Excerpts from Jim Conrad's
Naturalist Newsletter

from the December 10, 2007 Newsletter issued from Yerba Buena Clinic just outside Pueblo Nuevo Solistahuacan, Chiapas, MÉXICO
about 1740 meters in elevation, ± LAT. 17° 11' 27"N, LONG. -92° 53' 35"W
OREOPANAX

An unusual tree was flowering that day, as seen below:

Oreopanax

That's an Oreopanax, a member of the Aralia Family, along with North America's Ginseng and the very spiny Devils-Walking-Stick or Hercules Club. Though Oreopanax's vegetative parts don' look much like either of those, the flowers are of typical Aralia-Family construction, which means that, like flowers of the closely related Parsley Family, blossoms have one inferior ovary topped by typically five petals, and five stamens arise from a ring-like thing called a disk, best seen with magnification. In both the Aralia and Parsley Families, flowers are small, greenish or whitish, and usually are clustered in umbels or umbellate heads, an umbel being a typically flat-topped cluster whose individual flower stems, or pedicels, arise from a common point, like an umbrella's stays. To be flat-toped, flowers at the edge of an umbellate cluster need longer pedicels than those at the cluster's center. A close-up showing a few of Oreopanax's many umbels, arranged in a spike, is shown below:

Oreopanax flowers

The Aralia Family is different from the Parsley Family in that ovaries of blossoms in the Aralia Family usually possess more than the Parsley's Family two styles, Aralia Family fruits tend to be grapelike, instead of the Parsley Family's often flattish, dry and ribbed appearance, and Aralia Family species tend to be woodier than those in the Parsley Family.

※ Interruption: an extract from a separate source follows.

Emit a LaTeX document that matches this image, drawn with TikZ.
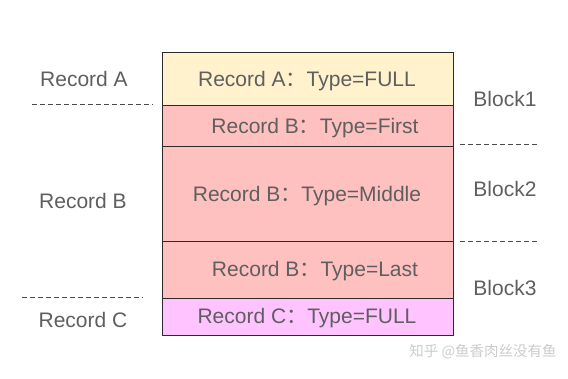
\documentclass[tikz,border=0pt]{standalone}
\usepackage{fontspec}
\setmainfont{Liberation Sans}
\newfontfamily\cjk{Noto Sans CJK SC}
\definecolor{txt}{HTML}{5F5F5F}
\definecolor{fa}{HTML}{FFF2CC}
\definecolor{fb}{HTML}{FFC0C0}
\definecolor{fc}{HTML}{FFC4FF}
\definecolor{edge}{HTML}{2A2A2A}
\begin{document}
\begin{tikzpicture}[x=1pt,y=-1pt,
  lbl/.style={text=txt,font=\fontsize{21}{23}\selectfont,inner sep=0pt,anchor=base},
  rec/.style={draw=edge,line width=0.9pt},
  sep/.style={draw=edge!85,line width=0.8pt,dash pattern=on 5pt off 3pt}]
\useasboundingbox (0,0) rectangle (568,378);
\path[fill=white] (0,0) rectangle (568,378);
% cells
\path[rec,fill=fa] (162,52) rectangle (453,105);
\path[rec,fill=fb] (162,105) rectangle (453,146);
\path[rec,fill=fb] (162,146) rectangle (453,241);
\path[rec,fill=fb] (162,241) rectangle (453,298);
\path[rec,fill=fc] (162,298) rectangle (453,335);
\node[lbl] (ta) at (307,86.5) {Record A{\cjk ：}Type=FULL};
\node[lbl] (tb1) at (315,133) {Record B{\cjk ：}Type=First};
\node[lbl] (tb2) at (307,201) {Record B{\cjk ：}Type=Middle};
\node[lbl] (tb3) at (315,276) {Record B{\cjk ：}Type=Last};
\node[lbl] (tc) at (307,323.5) {Record C{\cjk ：}Type=FULL};
% left labels
\node[lbl] (ra) at (84,86) {Record A};
\node[lbl] (rb) at (83,208) {Record B};
\node[lbl] (rc) at (83,327.5) {Record C};
\coordinate (la1) at (32,104);
\coordinate (la2) at (153,104);
\coordinate (lc1) at (22,297);
\coordinate (lc2) at (143,297);
\draw[sep] (la1) -- (la2);
\draw[sep] (lc1) -- (lc2);
% right labels
\node[lbl] (b1) at (505,106.5) {Block1};
\node[lbl] (b2) at (505,196) {Block2};
\node[lbl] (b3) at (505,295) {Block3};
\coordinate (r11) at (460,144);
\coordinate (r12) at (537,144);
\coordinate (r21) at (460,241);
\coordinate (r22) at (537,241);
\draw[sep] (r11) -- (r12);
\draw[sep] (r21) -- (r22);
% watermark
\node[text=black!20,font=\cjk\fontsize{14.5}{16}\selectfont,inner sep=0pt] (wm) at (483,352) {知乎 @鱼香肉丝没有鱼};
\end{tikzpicture}
\end{document}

Oreopanax's leaves are "digitally compound" -- leaflets arising from the tip of a petiole in the manner of a hand's "digits." You might be interested in seeing what Oreopanax's evergreen leaves' petiole bases look like, shown below:

Oreopanax petiole bases

Note their stout, cylindrical form, as opposed to the wide but narrow, or shield-shaped petiole bases typical of woody, deciduous species in the Temperate Zone. Clearly, these petiole bases plan to remain attached for a long time. In the tropics you often see such petioles on broadleaf evergreen trees.

Five species of Oreopanax are listed for the reserve.

The "oreo" in Oreopanax means "mountain." "Panax" is from classical Greek, meaning "all-healing," as in the word sharing the same root, "panacea."